## The problem
Pick out every line in the data below that holds "seaborn".

>> Start Data

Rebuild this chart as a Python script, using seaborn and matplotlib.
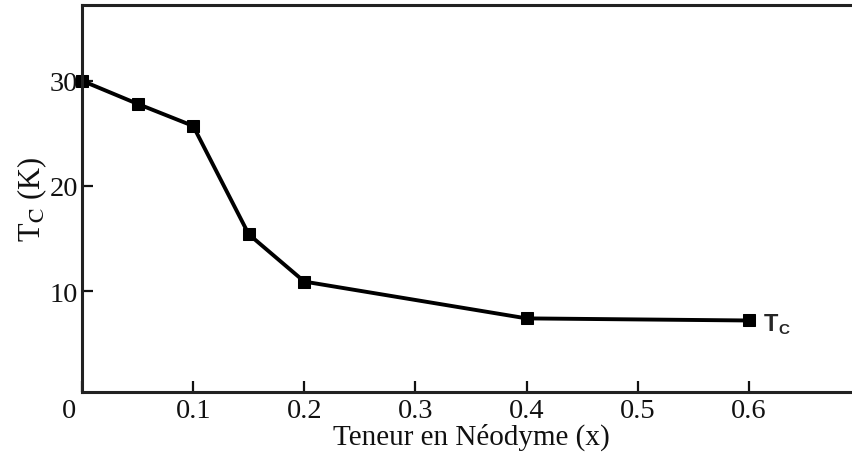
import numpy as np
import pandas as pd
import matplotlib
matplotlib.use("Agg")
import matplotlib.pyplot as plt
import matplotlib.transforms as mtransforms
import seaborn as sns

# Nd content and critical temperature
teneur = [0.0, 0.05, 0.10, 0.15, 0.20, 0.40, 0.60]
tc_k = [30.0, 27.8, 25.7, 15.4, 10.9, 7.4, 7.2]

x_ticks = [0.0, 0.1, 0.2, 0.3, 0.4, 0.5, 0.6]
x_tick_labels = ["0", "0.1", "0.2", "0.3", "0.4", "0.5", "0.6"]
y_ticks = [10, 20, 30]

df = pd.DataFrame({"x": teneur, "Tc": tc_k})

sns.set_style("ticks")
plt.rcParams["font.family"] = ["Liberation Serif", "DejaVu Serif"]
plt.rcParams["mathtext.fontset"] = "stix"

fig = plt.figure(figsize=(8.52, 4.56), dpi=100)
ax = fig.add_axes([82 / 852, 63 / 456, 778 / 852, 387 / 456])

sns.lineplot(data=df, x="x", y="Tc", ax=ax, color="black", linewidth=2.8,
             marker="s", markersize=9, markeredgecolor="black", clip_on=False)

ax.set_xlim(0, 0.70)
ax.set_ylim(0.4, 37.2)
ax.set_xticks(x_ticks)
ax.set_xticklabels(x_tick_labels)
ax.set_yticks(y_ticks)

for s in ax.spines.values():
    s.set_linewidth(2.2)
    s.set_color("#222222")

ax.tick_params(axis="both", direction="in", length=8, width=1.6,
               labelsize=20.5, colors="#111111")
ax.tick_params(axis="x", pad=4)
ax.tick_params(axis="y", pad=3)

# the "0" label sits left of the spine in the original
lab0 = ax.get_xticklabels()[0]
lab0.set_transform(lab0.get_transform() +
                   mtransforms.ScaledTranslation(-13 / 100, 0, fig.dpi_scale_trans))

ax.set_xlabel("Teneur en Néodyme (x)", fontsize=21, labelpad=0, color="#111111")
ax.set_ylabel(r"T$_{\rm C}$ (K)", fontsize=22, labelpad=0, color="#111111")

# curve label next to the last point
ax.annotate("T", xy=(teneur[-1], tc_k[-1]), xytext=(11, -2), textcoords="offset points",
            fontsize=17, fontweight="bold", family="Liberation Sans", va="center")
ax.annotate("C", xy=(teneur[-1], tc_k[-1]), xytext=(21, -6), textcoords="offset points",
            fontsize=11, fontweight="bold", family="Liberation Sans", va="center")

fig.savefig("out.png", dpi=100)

>> End Data

## Result for this exercise
Rebuild this chart as a Python script, using seaborn and matplotlib.
import seaborn as sns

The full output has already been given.